# Trucks



## cvngrr (Apr 28, 2008)

I am going to build several 1:20.3 flatcars and need a good cheap source for trucks. Does anyone have old Bachmann or Delton trucks they would sell me cheap, or where can I get some without buying whole cars? 

Thanks for any help.


----------



## Larry Green (Jan 2, 2008)

AristoCraft (Classic series) markets the former Delton sprung archbar trucks as a separate item in a blister pack. I bought them from Ridge Road Station for about $15/pair. They scale out right for 1:20, better than the Bachmann/LGB ones. 

Larry


----------



## East Broad Top (Dec 29, 2007)

The Bachmann trucks (and USA, and LGB virtual clones) scale to 3' 7" wheelbase in 1:20, which wasn't uncommon. (It was very prevalent on the D&RGW.) They would have had the brakes hung on the outside, while longer wheelbase trucks such as the Delton/Aristo ones would potentially have room on the inside. 

Aristo's trucks are very nice, and what I use myself for most of my projects. Know, however, that they come with plastic wheels. If you're upgrading to a high-end wheel like Sierra Valley, this isn't an issue. If you want metal wheels, I'd think about buying some of the Bachmann flat car kits. They come two to a box, and sell for around $40. That's just a bit more than the Aristo trucks, but you get Bachmann's metal wheels. Granted they aren't the top-of-the-line metal wheels, but they roll quite well enough on my railroad, so whose to argue? 

Later, 

K


----------



## Egon (Mar 22, 2021)

I’m bringing this thread back to life. I need some Dalton arch bar spring trucks. Aristo-Craft seems to be out of business. I just checked eBay, no luck.
Anyone out there have a suitable sub for these? 
Also I have a few Dalton refer cars with broken undercarriage components that the trucks mount too. Are there parts available out there for this kind of repair? I love the Dalton Refers, I don’t want to “retire” any of these classics! 
Thanks all!


----------



## Pete Thornton (Jan 2, 2008)

Egon said:


> I’m bringing this thread back to life.


Pity you can't bring Aristocraft back to life - they've been gone for 10+ years.

The Delton trucks were well regarded. There was a guy on eBay (5 years ago) selling off the stock, so you may get lucky.
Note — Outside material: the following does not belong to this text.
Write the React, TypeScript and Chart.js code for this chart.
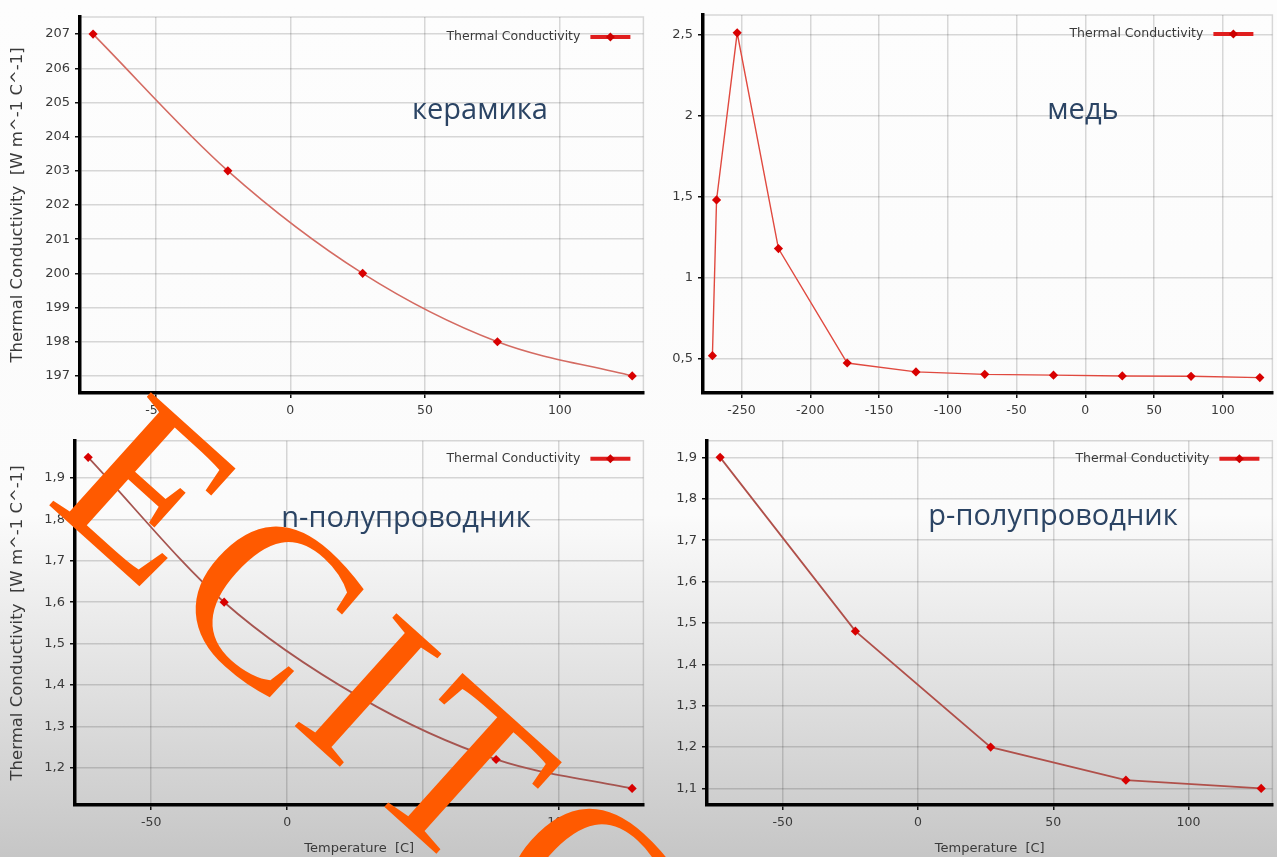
import React, { useEffect, useRef } from "react";
import { Chart, registerables } from "chart.js";

Chart.register(...registerables);

// ---------------- data ----------------
const ceramicTemperature = [-73.15, -23.15, 26.85, 76.85, 126.85];
const ceramicConductivity = [207, 203, 200, 198, 197];

const copperTemperature = [-271.15, -268.15, -253.15, -223.15, -173.15, -123.15, -73.15, -23.15, 26.85, 76.85, 126.85];
const copperConductivity = [0.52, 1.48, 2.51, 1.18, 0.475, 0.42, 0.405, 0.4, 0.395, 0.393, 0.385];

const nSemiTemperature = [-73.15, -23.15, 26.85, 76.85, 126.85];
const nSemiConductivity = [1.95, 1.6, 1.37, 1.22, 1.15];

const pSemiTemperature = [-73.15, -23.15, 26.85, 76.85, 126.85];
const pSemiConductivity = [1.9, 1.48, 1.2, 1.12, 1.1];

const temperatureTicks = [-50, 0, 50, 100];
const copperTemperatureTicks = [-250, -200, -150, -100, -50, 0, 50, 100];
const ceramicTicks = [197, 198, 199, 200, 201, 202, 203, 204, 205, 206, 207];
const copperTicks = [0.5, 1, 1.5, 2, 2.5];
const nSemiTicks = [1.2, 1.3, 1.4, 1.5, 1.6, 1.7, 1.8, 1.9];
const pSemiTicks = [1.1, 1.2, 1.3, 1.4, 1.5, 1.6, 1.7, 1.8, 1.9];

const seriesLabel = "Thermal Conductivity";
const yAxisTitle = "Thermal Conductivity  [W m^-1 C^-1]";
const xAxisTitle = "Temperature  [C]";
const materialLabels = ["керамика", "медь", "n-полупроводник", "р-полупроводник"];
const watermarkText = "ECITC";

// ---------------- panel setup ----------------
type PanelCfg = {
  temps: number[];
  values: number[];
  xTicks: number[];
  yTicks: number[];
  xMin: number;
  xMax: number;
  yMin: number;
  yMax: number;
  lineColor: string;
  lineWidth: number;
  smooth: boolean;
  left: number;
  top: number;
  width: number;
  height: number;
  padTop: number;
  padRight: number;
  yAxisWidth: number;
  xAxisHeight: number;
  showYTitle: boolean;
  showXTitle: boolean;
  legendDy: number;
  legendDx: number;
};

const panels: PanelCfg[] = [
  {
    temps: ceramicTemperature, values: ceramicConductivity, xTicks: temperatureTicks, yTicks: ceramicTicks,
    xMin: -78, xMax: 131, yMin: 196.5, yMax: 207.5, lineColor: "#d46b62", lineWidth: 1.6, smooth: true,
    left: 0, top: 0, width: 648, height: 428, padTop: 17, padRight: 3, yAxisWidth: 80, xAxisHeight: 35,
    showYTitle: true, showXTitle: false, legendDy: 20, legendDx: 13,
  },
  {
    temps: copperTemperature, values: copperConductivity, xTicks: copperTemperatureTicks, yTicks: copperTicks,
    xMin: -278, xMax: 136, yMin: 0.29, yMax: 2.62, lineColor: "#e0493f", lineWidth: 1.4, smooth: false,
    left: 648, top: 0, width: 629, height: 428, padTop: 15, padRight: 2, yAxisWidth: 55, xAxisHeight: 35,
    showYTitle: false, showXTitle: false, legendDy: 19, legendDx: 19,
  },
  {
    temps: nSemiTemperature, values: nSemiConductivity, xTicks: temperatureTicks, yTicks: nSemiTicks,
    xMin: -78, xMax: 131, yMin: 1.11, yMax: 1.99, lineColor: "#a65550", lineWidth: 1.8, smooth: true,
    left: 0, top: 428, width: 648, height: 429, padTop: 3, padRight: 3, yAxisWidth: 75, xAxisHeight: 52,
    showYTitle: true, showXTitle: true, legendDy: 18, legendDx: 13,
  },
  {
    temps: pSemiTemperature, values: pSemiConductivity, xTicks: temperatureTicks, yTicks: pSemiTicks,
    xMin: -78, xMax: 131, yMin: 1.06, yMax: 1.94, lineColor: "#b0504a", lineWidth: 1.8, smooth: false,
    left: 648, top: 428, width: 629, height: 429, padTop: 3, padRight: 2, yAxisWidth: 59, xAxisHeight: 52,
    showYTitle: false, showXTitle: true, legendDy: 18, legendDx: 13,
  },
];

const GRID = "rgba(0,0,0,0.15)";
const TEXT = "#3a3a3a";
const FONT = "'DejaVu Sans', sans-serif";

const fmt = (v: number | string) => String(+Number(v).toFixed(3)).replace(".", ",");

const framePlugin = {
  id: "plotFrame",
  beforeDatasetsDraw(chart: any) {
    const { ctx, chartArea } = chart;
    const { left, top, right, bottom } = chartArea;
    ctx.save();
    ctx.strokeStyle = GRID;
    ctx.lineWidth = 1.5;
    ctx.beginPath();
    ctx.moveTo(left, top);
    ctx.lineTo(right, top);
    ctx.lineTo(right, bottom);
    ctx.stroke();
    ctx.restore();
  },
};

// legend drawn inside the plot, text first and the line-with-diamond sample after it
const insideLegendPlugin = {
  id: "insideLegend",
  afterDraw(chart: any, _args: any, opts: any) {
    const { ctx, chartArea } = chart;
    const ds = chart.data.datasets[0];
    const y = chartArea.top + opts.dy;
    const xEnd = chartArea.right - opts.dx;
    const xStart = xEnd - 40;
    ctx.save();
    ctx.strokeStyle = "#e01e1e";
    ctx.lineWidth = 4;
    ctx.beginPath();
    ctx.moveTo(xStart, y);
    ctx.lineTo(xEnd, y);
    ctx.stroke();
    ctx.fillStyle = "#cc0000";
    const cx = (xStart + xEnd) / 2;
    ctx.beginPath();
    ctx.moveTo(cx, y - 4.5);
    ctx.lineTo(cx + 4.5, y);
    ctx.lineTo(cx, y + 4.5);
    ctx.lineTo(cx - 4.5, y);
    ctx.closePath();
    ctx.fill();
    ctx.fillStyle = TEXT;
    ctx.font = "12.5px " + FONT;
    ctx.textAlign = "right";
    ctx.textBaseline = "middle";
    ctx.fillText(ds.label, xStart - 10, y);
    ctx.restore();
  },
};

function Panel({ cfg }: { cfg: PanelCfg }) {
  const ref = useRef<HTMLCanvasElement>(null);
  useEffect(() => {
    const chart = new Chart(ref.current!, {
      type: "line",
      data: {
        datasets: [
          {
            label: seriesLabel,
            data: cfg.temps.map((t, i) => ({ x: t, y: cfg.values[i] })),
            borderColor: cfg.lineColor,
            borderWidth: cfg.lineWidth,
            backgroundColor: "#d80000",
            pointStyle: "rectRot",
            pointRadius: 4.6,
            pointBackgroundColor: "#d80000",
            pointBorderColor: "#d80000",
            pointBorderWidth: 0,
            cubicInterpolationMode: cfg.smooth ? "monotone" : "default",
            tension: 0,
            fill: false,
          } as any,
        ],
      },
      options: {
        animation: false,
        responsive: false,
        maintainAspectRatio: false,
        layout: { padding: { top: cfg.padTop, right: cfg.padRight, left: 0, bottom: 0 } },
        plugins: {
          tooltip: { enabled: false },
          legend: { display: false },
          insideLegend: { dx: cfg.legendDx, dy: cfg.legendDy },
        } as any,
        scales: {
          x: {
            type: "linear",
            min: cfg.xMin,
            max: cfg.xMax,
            afterBuildTicks: (s: any) => {
              s.ticks = cfg.xTicks.map((v) => ({ value: v }));
            },
            afterFit: (s: any) => {
              s.height = cfg.xAxisHeight;
            },
            grid: { color: GRID, lineWidth: 1.5, tickColor: "#111", tickLength: 5, tickWidth: 1.5 },
            border: { color: "#000", width: 3.5 },
            ticks: {
              color: TEXT,
              font: { family: FONT, size: 12.5 },
              padding: 5,
              maxRotation: 0,
              autoSkip: false,
              callback: (v: any) => fmt(v),
            },
            title: {
              display: cfg.showXTitle,
              text: xAxisTitle,
              color: TEXT,
              font: { family: FONT, size: 13 },
              padding: { top: 0, bottom: 1 },
            },
          },
          y: {
            type: "linear",
            min: cfg.yMin,
            max: cfg.yMax,
            afterBuildTicks: (s: any) => {
              s.ticks = cfg.yTicks.map((v) => ({ value: v }));
            },
            afterFit: (s: any) => {
              s.width = cfg.yAxisWidth;
            },
            grid: { color: GRID, lineWidth: 1.5, tickColor: "#111", tickLength: 5, tickWidth: 1.5 },
            border: { color: "#000", width: 3.5 },
            ticks: {
              color: TEXT,
              font: { family: FONT, size: 13 },
              padding: 5,
              autoSkip: false,
              callback: (v: any) => fmt(v),
            },
            title: {
              display: cfg.showYTitle,
              text: yAxisTitle,
              color: TEXT,
              font: { family: FONT, size: 16.5 },
              padding: { top: 8, bottom: 0 },
            },
          },
        },
      },
      plugins: [framePlugin, insideLegendPlugin],
    });
    return () => chart.destroy();
  }, [cfg]);
  return (
    <canvas
      ref={ref}
      width={cfg.width}
      height={cfg.height}
      style={{ position: "absolute", left: cfg.left, top: cfg.top, width: cfg.width, height: cfg.height }}
    />
  );
}

const labelPositions = [
  { x: 480, y: 107 },
  { x: 1083, y: 107 },
  { x: 406, y: 515 },
  { x: 1053, y: 513 },
];

export default function App() {
  return (
    <div
      style={{
        position: "fixed",
        left: 0,
        top: 0,
        width: 1277,
        height: 857,
        overflow: "hidden",
        background: "linear-gradient(to bottom, #fdfdfd 0%, #fbfbfb 60%, #c6c6c6 100%)",
      }}
    >
      {panels.map((p, i) => (
        <Panel key={i} cfg={p} />
      ))}
      {materialLabels.map((t, i) => (
        <div
          key={t}
          style={{
            position: "absolute",
            left: labelPositions[i].x,
            top: labelPositions[i].y,
            transform: "translate(-50%, -50%)",
            fontFamily: "'Open Sans', sans-serif",
            fontSize: 29,
            color: "#2b4464",
            whiteSpace: "nowrap",
            pointerEvents: "none",
          }}
        >
          {t}
        </div>
      ))}
      <div
        style={{
          position: "absolute",
          left: 45,
          top: 500,
          width: 0,
          height: 0,
          transform: "rotate(42deg)",
          transformOrigin: "0 0",
          pointerEvents: "none",
        }}
      >
        <div
          style={{
            position: "absolute",
            left: 0,
            top: -193,
            fontFamily: "'Liberation Serif', serif",
            fontSize: 232,
            lineHeight: "232px",
            letterSpacing: 16,
            color: "#ff5a00",
            whiteSpace: "nowrap",
          }}
        >
          {watermarkText}
        </div>
      </div>
    </div>
  );
}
Perhaps easier to watch eBay for a junk Delton reefer or similar.

P.S. Delton stuff became Aristocraft Classic - keep your eyes out for both.


----------



## Egon (Mar 22, 2021)

Pete Thornton said:


> Pity you can't bring Aristocraft back to life - they've been gone for 10+ years.


Yeah, I’m just getting back in the hobby. Sad how many businesses went under.


----------



## Scott (Jan 29, 2008)

Good luck finding the proverbial needle in the haystack. May have to make your own using 3d printed parts, brass strip and Nut/bolts,


----------